Other observers are less impressed. “The approach warrants a lot of
caution given the difficulty that publishers have had gaining
traction on the Wii,” said Doug Creutz, a media analyst at Cowen and
Company.

Industry veterans with experience in the family niche think that the
Disney brand can overcome such hurdles.

“This is a huge opportunity to create more relevancy for Mickey and
pull him into the fastest-growing entertainment medium,” said Jim
Wilson, the chief executive of Atari’s North American business. “If
it’s a good game — and given the strength of the developer and I.P.,
the likelihood of that is high — people are going to buy it.”

Not that the idea is not radical. “I was told to withhold judgment
until I had seen the whole pitch,” said Graham Hopper, executive vice
president for Disney Interactive Studios.

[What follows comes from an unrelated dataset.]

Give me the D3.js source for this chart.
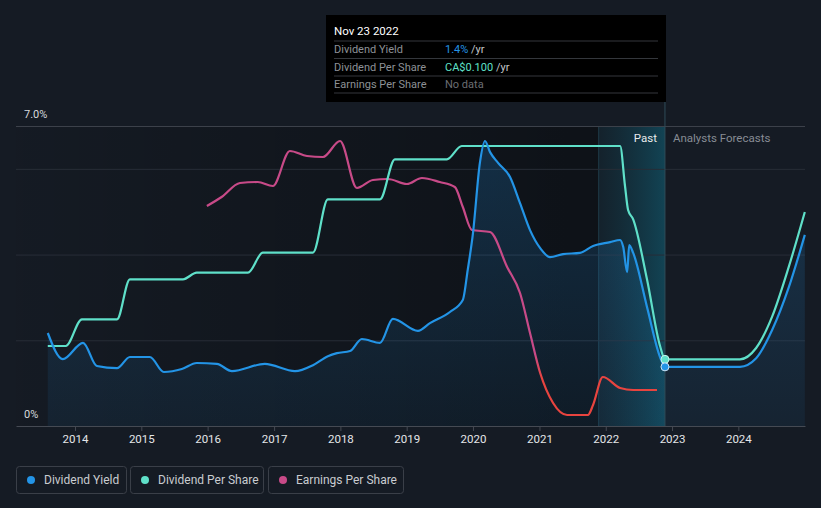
<!DOCTYPE html>
<html>
<head>
<meta charset="utf-8">
<script src="https://cdn.jsdelivr.net/npm/d3@7"></script>
<style>
body{margin:0;background:#151b24;}
svg{display:block;font-family:Roboto,sans-serif;}
</style>
</head>
<body>
<svg id="chart" width="821" height="508"></svg>
<script>
// dividend yield (%), past
var yieldDates = ["2013-08-04","2013-10-26","2014-02-14","2014-05-01","2014-08-20","2014-10-30","2015-02-17","2015-05-05","2015-08-12","2015-11-02","2016-02-21","2016-05-14","2016-11-11","2017-04-26","2017-08-03","2017-10-24","2017-12-13","2018-02-23","2018-04-29","2018-08-07","2018-10-17","2019-03-04","2019-05-09","2019-08-27","2019-11-06","2019-12-03","2020-01-01","2020-02-08","2020-03-07","2020-04-04","2020-05-18","2020-07-23","2020-09-16","2020-11-10","2021-01-05","2021-02-28","2021-05-11","2021-08-12","2021-10-23","2022-01-25","2022-03-21","2022-04-07","2022-04-29","2022-05-10","2022-06-01","2022-08-16","2022-10-27","2022-11-23"];
var yieldValues = [2.17,1.56,1.94,1.40,1.35,1.61,1.61,1.26,1.33,1.47,1.45,1.28,1.45,1.28,1.42,1.63,1.70,1.75,2.03,1.94,2.50,2.22,2.40,2.66,2.94,3.64,4.50,6.14,6.65,6.39,6.14,5.81,5.20,4.57,4.15,3.94,4.01,4.04,4.20,4.29,4.34,4.18,3.59,4.22,4.04,2.78,1.61,1.38];
// dividend yield forecast
var yieldFcDates = ["2024-01-10","2024-04-08","2024-07-05","2024-10-05","2025-01-01"];
var yieldFcValues = [1.38,1.58,2.24,3.24,4.46];

// dividend per share (CA$)
var dpsDates = ["2013-08-04","2013-11-11","2014-02-08","2014-08-20","2014-10-30","2015-08-18","2015-11-02","2016-08-10","2016-10-31","2017-08-03","2017-10-24","2018-08-07","2018-10-28","2019-08-10","2019-10-31","2022-03-21","2022-04-17","2022-05-04","2022-06-01","2022-08-16","2022-10-27","2022-11-23"];
var dpsValues = [0.12,0.12,0.16,0.16,0.22,0.22,0.23,0.23,0.26,0.26,0.34,0.34,0.40,0.40,0.42,0.42,0.36,0.324,0.31,0.22,0.12,0.10];
var dpsFcDates = ["2024-01-10","2024-04-08","2024-07-05","2024-10-05","2025-01-01"];
var dpsFcValues = [0.10,0.117,0.164,0.239,0.321];

// earnings per share (CA$)
var epsDates = ["2015-12-28","2016-03-18","2016-06-27","2016-10-03","2016-12-25","2017-03-29","2017-07-01","2017-09-27","2017-12-30","2018-04-02","2018-06-29","2018-09-20","2019-01-02","2019-03-26","2019-07-02","2019-09-23","2019-11-06","2019-12-26","2020-04-04","2020-07-07","2020-09-16","2020-11-10","2021-01-05","2021-03-17","2021-06-02","2021-09-25","2021-10-23","2021-12-16","2022-03-21","2022-06-01","2022-10-10"];
var epsValues = [2.20,2.29,2.43,2.44,2.40,2.75,2.70,2.69,2.85,2.38,2.46,2.47,2.42,2.48,2.44,2.39,2.19,1.96,1.94,1.59,1.33,0.93,0.53,0.23,0.11,0.11,0.21,0.49,0.38,0.36,0.36];

var tickYears = [2014,2015,2016,2017,2018,2019,2020,2021,2022,2023,2024];
var gridValues = [2,4,6,7];
var yLabelValues = [0,7];

var hoverDate = "2022-11-23";
var bandStart = "2021-11-23";
var tooltipTitle = "Nov 23 2022";
var tooltipLabels = ["Dividend Yield","Dividend Per Share","Earnings Per Share"];
var tooltipValues = ["1.4%","CA$0.100","No data"];
var legendNames = ["Dividend Yield","Dividend Per Share","Earnings Per Share"];

var BLUE = "#2394e6", TEAL = "#5fe0c9", PINK = "#c84a88", RED = "#e8443f";
var parse = d3.timeParse("%Y-%m-%d");

var zip = function(ds, vs){ return ds.map(function(d,i){ return {date: parse(d), value: vs[i]}; }); };
var yieldData = zip(yieldDates.concat(yieldFcDates), yieldValues.concat(yieldFcValues));
var dpsData = zip(dpsDates.concat(dpsFcDates), dpsValues.concat(dpsFcValues));
var epsData = zip(epsDates, epsValues);

var plotTop = 126, plotBottom = 426, plotLeft = 16, plotRight = 805;
var x = d3.scaleTime().domain([new Date(2013,1,10), new Date(2025,0,2)]).range([plotLeft, plotRight]);
var y = d3.scaleLinear().domain([0,7]).range([plotBottom, plotTop]);
var yDps = d3.scaleLinear().domain([0,0.45]).range([plotBottom, plotTop]);
var yEps = d3.scaleLinear().domain([0,3]).range([plotBottom, plotTop]);

var svg = d3.select('#chart');
var defs = svg.append('defs');

var g1 = defs.append('linearGradient').attr('id','pastShade').attr('x1',0).attr('x2',1).attr('y1',0).attr('y2',0);
g1.append('stop').attr('offset','0%').attr('stop-color','#000').attr('stop-opacity',0.02);
g1.append('stop').attr('offset','100%').attr('stop-color','#000').attr('stop-opacity',0.35);

var g2 = defs.append('linearGradient').attr('id','bandShade').attr('x1',0).attr('x2',1).attr('y1',0).attr('y2',0);
g2.append('stop').attr('offset','0%').attr('stop-color','#0a6f86').attr('stop-opacity',0.08);
g2.append('stop').attr('offset','100%').attr('stop-color','#0d8fae').attr('stop-opacity',0.35);

var g3 = defs.append('linearGradient').attr('id','areaFill').attr('gradientUnits','userSpaceOnUse')
    .attr('x1',0).attr('x2',0).attr('y1',plotTop).attr('y2',plotBottom);
g3.append('stop').attr('offset','0%').attr('stop-color',BLUE).attr('stop-opacity',0.22);
g3.append('stop').attr('offset','100%').attr('stop-color',BLUE).attr('stop-opacity',0.07);

var g4 = defs.append('linearGradient').attr('id','epsStroke').attr('gradientUnits','userSpaceOnUse')
    .attr('x1',0).attr('x2',0).attr('y1',plotTop).attr('y2',plotBottom);
g4.append('stop').attr('offset','0%').attr('stop-color',PINK);
g4.append('stop').attr('offset','76%').attr('stop-color',PINK);
g4.append('stop').attr('offset','84%').attr('stop-color',RED);
g4.append('stop').attr('offset','100%').attr('stop-color',RED);

// background shading
var xb = x(parse(bandStart)), xh = x(parse(hoverDate));
svg.append('rect').attr('x',plotLeft).attr('y',plotTop).attr('width',xb-plotLeft).attr('height',plotBottom-plotTop).attr('fill','url(#pastShade)');
svg.append('rect').attr('x',xb).attr('y',plotTop).attr('width',xh-xb).attr('height',plotBottom-plotTop).attr('fill','url(#bandShade)');
svg.append('line').attr('x1',xb).attr('x2',xb).attr('y1',plotTop).attr('y2',plotBottom).attr('stroke','#1e3a46').attr('stroke-width',1);

// grid
svg.append('g').selectAll('line').data(gridValues).enter().append('line')
    .attr('x1',plotLeft).attr('x2',plotRight)
    .attr('y1',function(d){return y(d)+0.5}).attr('y2',function(d){return y(d)+0.5})
    .attr('stroke',function(d){return d==7 ? '#3c414a' : '#272d37'})
    .attr('stroke-width',1);

svg.append('g').selectAll('text').data(yLabelValues).enter().append('text')
    .attr('x',24).attr('y',function(d){return y(d)-8})
    .attr('fill','#d8dadd').style('font-size','11px')
    .text(function(d){return d==0 ? '0%' : d.toFixed(1)+'%'});

// area + lines
var curve = d3.curveMonotoneX;
svg.append('path').datum(yieldData)
    .attr('d', d3.area().x(function(d){return x(d.date)}).y0(plotBottom).y1(function(d){return y(d.value)}).curve(curve))
    .attr('fill','url(#areaFill)');

svg.append('path').datum(epsData)
    .attr('d', d3.line().x(function(d){return x(d.date)}).y(function(d){return yEps(d.value)}).curve(curve))
    .attr('fill','none').attr('stroke','url(#epsStroke)').attr('stroke-width',2.2);

svg.append('path').datum(dpsData)
    .attr('d', d3.line().x(function(d){return x(d.date)}).y(function(d){return yDps(d.value)}).curve(curve))
    .attr('fill','none').attr('stroke',TEAL).attr('stroke-width',2.2);

svg.append('path').datum(yieldData)
    .attr('d', d3.line().x(function(d){return x(d.date)}).y(function(d){return y(d.value)}).curve(curve))
    .attr('fill','none').attr('stroke',BLUE).attr('stroke-width',2.2);

// x axis
var xAxis = d3.axisBottom(x).tickValues(tickYears.map(function(yr){return new Date(yr,0,1)}))
    .tickFormat(d3.timeFormat('%Y')).tickSize(5).tickSizeOuter(0);
var ax = svg.append('g').attr('transform','translate(0,'+plotBottom+')').call(xAxis);
ax.select('.domain').attr('stroke','#454a53');
ax.selectAll('.tick line').attr('stroke','#454a53');
ax.selectAll('.tick text').attr('fill','#e4e6e8').attr('y',9).style('font-size','11.5px').style('font-family','Roboto');

// hover line & markers
svg.append('line').attr('x1',xh).attr('x2',xh).attr('y1',101).attr('y2',plotBottom)
    .attr('stroke','#2f4b58').attr('stroke-width',1);
svg.append('text').attr('x',xh-8).attr('y',142).attr('text-anchor','end')
    .attr('fill','#e8eaec').style('font-size','11.5px').text('Past');
svg.append('text').attr('x',xh+8).attr('y',142)
    .attr('fill','#878c94').style('font-size','11.5px').text('Analysts Forecasts');

var hd = parse(hoverDate);
svg.append('circle').attr('cx',x(hd)).attr('cy',yDps(dpsValues[dpsValues.length-1])).attr('r',4)
    .attr('fill',TEAL).attr('stroke','#c8f5ec').attr('stroke-width',1);
svg.append('circle').attr('cx',x(hd)).attr('cy',y(yieldValues[yieldValues.length-1])).attr('r',4)
    .attr('fill',BLUE).attr('stroke','#cfe6f8').attr('stroke-width',1);

// tooltip
var tt = svg.append('g');
tt.append('rect').attr('x',326).attr('y',15).attr('width',340).attr('height',87).attr('fill','#000');
tt.append('text').attr('x',334).attr('y',35).attr('fill','#fff').style('font-size','11.5px').text(tooltipTitle);
var sepY = [41,58.5,76,93];
tt.selectAll('line').data(sepY).enter().append('line')
    .attr('x1',334).attr('x2',658).attr('y1',function(d){return d}).attr('y2',function(d){return d})
    .attr('stroke','#34373c').attr('stroke-width',1);
var valColors = [BLUE, TEAL, '#6b6e73'];
tooltipLabels.forEach(function(lab,i){
    var yy = 53 + i*17.5;
    tt.append('text').attr('x',334).attr('y',yy).attr('fill','#8d9196').style('font-size','11px').text(lab);
    var t = tt.append('text').attr('x',445).attr('y',yy).style('font-size','11px');
    t.append('tspan').attr('fill',valColors[i]).text(tooltipValues[i]);
    if(i<2) t.append('tspan').attr('fill','#c4c6c9').text(' /yr');
});

// legend
var legColors = [BLUE, TEAL, PINK];
var legX = [16,130,268], legW = [110,133,135];
var lg = svg.append('g').selectAll('g').data(legendNames).enter().append('g')
    .attr('transform',function(d,i){return 'translate('+legX[i]+',466)'});
lg.append('rect').attr('x',0.5).attr('y',0.5).attr('width',function(d,i){return legW[i]}).attr('height',27)
    .attr('rx',3).attr('fill','none').attr('stroke','#3a3f48');
lg.append('circle').attr('cx',15).attr('cy',14).attr('r',4).attr('fill',function(d,i){return legColors[i]});
lg.append('text').attr('x',28).attr('y',18).attr('fill','#c9ccd0').style('font-size','12px').text(function(d){return d});
</script>
</body>
</html>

Disney has big video game ambitions, spending at least $180 million on
their development this year alone. It has had successful spinoff
titles, but no true self-published blockbusters. Disney generated
about $86 million in retail sales from January to September in the
United States, according to NPD data. Nintendo of America, the
leading seller of games, had about $1 billion in sales.

Mr. Iger solved a right problems with the game by making a deal with
NBC Universal in 2006. In the negotiations, Mr. Iger persuaded NBC
Universal to trade the Oswald rights for rights to Al Michaels, the
sportscaster. NBC wanted Mr. Michaels for its new football franchise
and Mr. Michaels wanted to go, but Disney held him in a longtime
contract through its ESPN unit.

In the interim, Mr. Spector has struggled with the correct 3-D model
of the mouse, consulting with animators and John Lasseter, the Pixar
co-founder.

Considerable effort has gone into instilling a backdrop of choice and
consequence. Players can either behave in an entirely happy way and
help other characters — and have an easier go of it in the wasteland
— or choose more selfish, destructive behavior with a harsher
outcome, including a Mickey that starts to physically resemble a
rat.

“Ultimately,” Mr. Spector said, “players must ask themselves, ‘What
kind of hero am I?’ ”

When it comes to Mickey, Disney is asking it, too.